▶ Directions for this task: Transcribe the whole listing without a single picture.

▶ Recorded information:
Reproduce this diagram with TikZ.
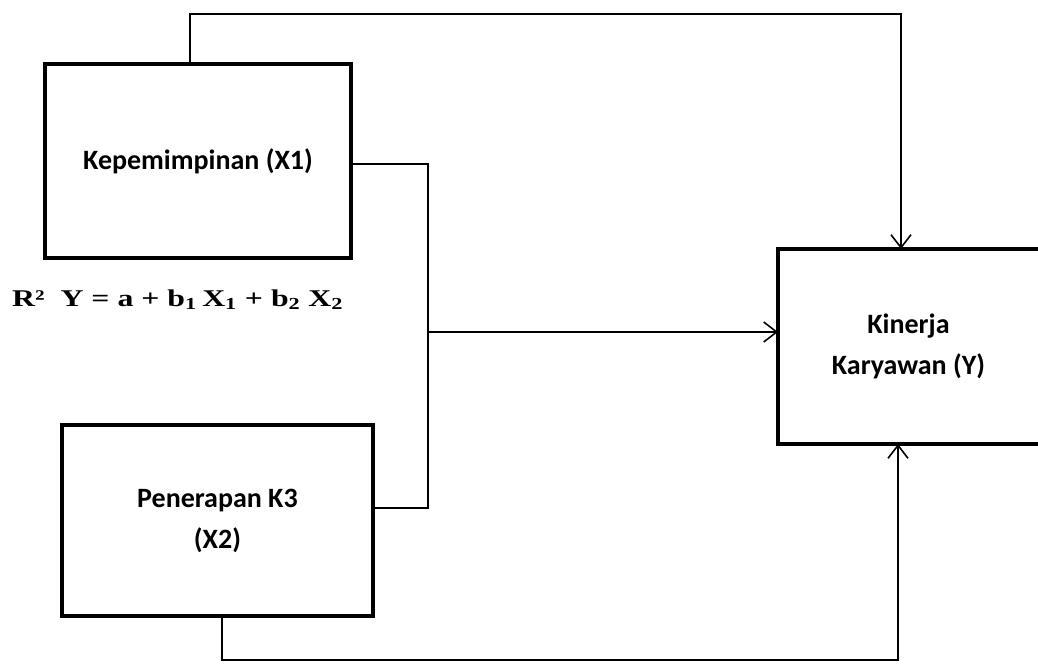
\documentclass[tikz,border=0pt]{standalone}
\usepackage{fontspec}
\usepackage{graphicx}
\setmainfont{Carlito}
\newfontfamily\tnr{Liberation Serif}
\usetikzlibrary{arrows.meta,calc}
\tikzset{
  box/.style={draw=black, line width=4pt, rectangle, align=center,
    font=\bfseries\fontsize{28}{41}\selectfont, inner sep=0pt},
  conn/.style={draw=black, line width=1.6pt},
  arr/.style={-{Straight Barb[length=13pt,width=20pt,line width=1.6pt]}}
}
\begin{document}
\begin{tikzpicture}[x=1pt,y=-1pt]
\useasboundingbox (0,0) rectangle (1038,666);
\node[box, minimum width=306pt, minimum height=194pt] (X1) at (198,161) {Kepemimpinan (X1)};
\node[box, minimum width=311pt, minimum height=191pt] (X2) at (217.5,520.5) {Penerapan K3\\(X2)};
\node[box, draw=none, minimum width=257pt, minimum height=191pt] (Y) at (908.5,346.5) {Kinerja\\Karyawan (Y)};
\draw[line width=4pt, line cap=rect] (Y.north east) -- (Y.north west) -- (Y.south west) -- (Y.south east);
\draw[line width=0.6pt, black!35] (Y.north east) -- (Y.south east);
\node[anchor=base west, inner sep=0pt, font=\tnr\bfseries\fontsize{24}{28}\selectfont] (F) at (12,306)
  {\resizebox{331pt}{\height}{R²\ \ Y = a + b\textsubscript{1}\,X\textsubscript{1} + b\textsubscript{2}\ X\textsubscript{2}}};
\coordinate (t1) at (190,14);
\coordinate (t2) at (901,14);
\coordinate (j) at (428,332);
\coordinate (b1) at (222,660);
\coordinate (b2) at (898,660);
\draw[conn, arr] (X1.north -| t1) -- (t1) -- (t2) -- (t2 |- Y.north);
\draw[conn] ([yshift=-3pt]X1.east) -| (j);
\draw[conn] ([yshift=12.5pt]X2.east) -| (j);
\draw[conn, arr] (j) -- (j -| Y.west);
\draw[conn, arr] (X2.south -| b1) -- (b1) -- (b2) -- (b2 |- Y.south);
\end{tikzpicture}
\end{document}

▶ The answer:
Reproduce this diagram with TikZ.
\documentclass[tikz,border=0pt]{standalone}
\usepackage{fontspec}
\usepackage{graphicx}
\setmainfont{Carlito}
\newfontfamily\tnr{Liberation Serif}
\usetikzlibrary{arrows.meta,calc}
\tikzset{
  box/.style={draw=black, line width=4pt, rectangle, align=center,
    font=\bfseries\fontsize{28}{41}\selectfont, inner sep=0pt},
  conn/.style={draw=black, line width=1.6pt},
  arr/.style={-{Straight Barb[length=13pt,width=20pt,line width=1.6pt]}}
}
\begin{document}
\begin{tikzpicture}[x=1pt,y=-1pt]
\useasboundingbox (0,0) rectangle (1038,666);
\node[box, minimum width=306pt, minimum height=194pt] (X1) at (198,161) {Kepemimpinan (X1)};
\node[box, minimum width=311pt, minimum height=191pt] (X2) at (217.5,520.5) {Penerapan K3\\(X2)};
\node[box, draw=none, minimum width=257pt, minimum height=191pt] (Y) at (908.5,346.5) {Kinerja\\Karyawan (Y)};
\draw[line width=4pt, line cap=rect] (Y.north east) -- (Y.north west) -- (Y.south west) -- (Y.south east);
\draw[line width=0.6pt, black!35] (Y.north east) -- (Y.south east);
\node[anchor=base west, inner sep=0pt, font=\tnr\bfseries\fontsize{24}{28}\selectfont] (F) at (12,306)
  {\resizebox{331pt}{\height}{R²\ \ Y = a + b\textsubscript{1}\,X\textsubscript{1} + b\textsubscript{2}\ X\textsubscript{2}}};
\coordinate (t1) at (190,14);
\coordinate (t2) at (901,14);
\coordinate (j) at (428,332);
\coordinate (b1) at (222,660);
\coordinate (b2) at (898,660);
\draw[conn, arr] (X1.north -| t1) -- (t1) -- (t2) -- (t2 |- Y.north);
\draw[conn] ([yshift=-3pt]X1.east) -| (j);
\draw[conn] ([yshift=12.5pt]X2.east) -| (j);
\draw[conn, arr] (j) -- (j -| Y.west);
\draw[conn, arr] (X2.south -| b1) -- (b1) -- (b2) -- (b2 |- Y.south);
\end{tikzpicture}
\end{document}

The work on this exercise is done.